Unless a foolproof way is found of generating revenue from online news, the future of journalism itself is under threat.
At least, that’s the scenario being laid out by media magnates like Rupert Murdoch, who are waging war on the notion that has developed since the advent of the Internet: that news can be obtained for free. Yes, they want you to pay.
The target of Murdoch’s campaign is search engine Google, which trawls the Web constantly, storing up pages of information (this is known as ‘caching’). Automated search applications, sometimes known as ‘web crawlers’, go through the news sites (quite a few of them owned by
Mr Murdoch) and copy the pages. Google offers up these copied pages through its own Google News site, allowing users to search for news items by topic.
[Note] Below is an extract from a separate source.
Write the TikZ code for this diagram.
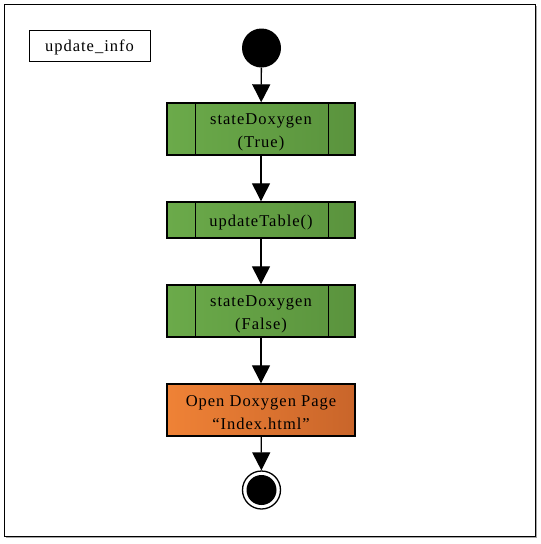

This is very convenient, but it’s not making the Murdochs of this world any money. Newspapers worldwide are struggling with falling sales and, more importantly, falling advertising revenue. Some long-established publications have closed or been absorbed by others. Journalists have lost their jobs. The news media have had difficulty getting income from the Web.
 Web pages earn revenue through advertising. The popularity of the pages, and therefore the amount that can be charged to place ads on them, is determined by the number of viewer ‘hits’ on the page. These statistics are monitored jealously by the owners of Web pages: more hits, more money.
But Google spoils the party, because while many Web users conscientiously bookmark favourite news sites, far more just use Google News to keep up to date. Those cached pages viewed through Google don’t register on the site where they originated; they only generate statistics for Google.
Murdoch says Google “steals” stories from news sites owned by him, eg: The Times, The Wall
Street Journal and Britain’s Sun. He’s floated the idea of preventing Google from caching items on sites owned by his News Corp. One way of doing this could be Automated Content Access Protocol, or ACAP, a computerised system that only allows web crawlers to store pages with permission (probably by paying a fee). This technology is still in development, supported financially by newspaper publishers.
Microsoft has reportedly entered this battle and could be pouring more development funds into ACAP. Apparently the aim is to create a significant market for Microsoft’s own search engine, Bing, by aligning with the publishers. They could license their Web sites to be cached exclusively through Bing, which would return a percentage of its ‘hits’ revenue to the publishers. However, the publishers would want big money for giving Bing exclusive access to their pages, and the cost might be passed on to users.
Web users might be able to help stave off efforts by the likes of Rupert Murdoch to create a pay-per-view news culture on the Web, by clicking on the pages of the publishers instead of Google News.

* As we went to press, Google offered an olive branch to publishers, saying it would limit the number of ‘paid’ (subscriber-only) articles from their sites that viewers could access through Google News. It will also use a separate crawler for news stories, making it easier for publishers to keep their content out of Google News.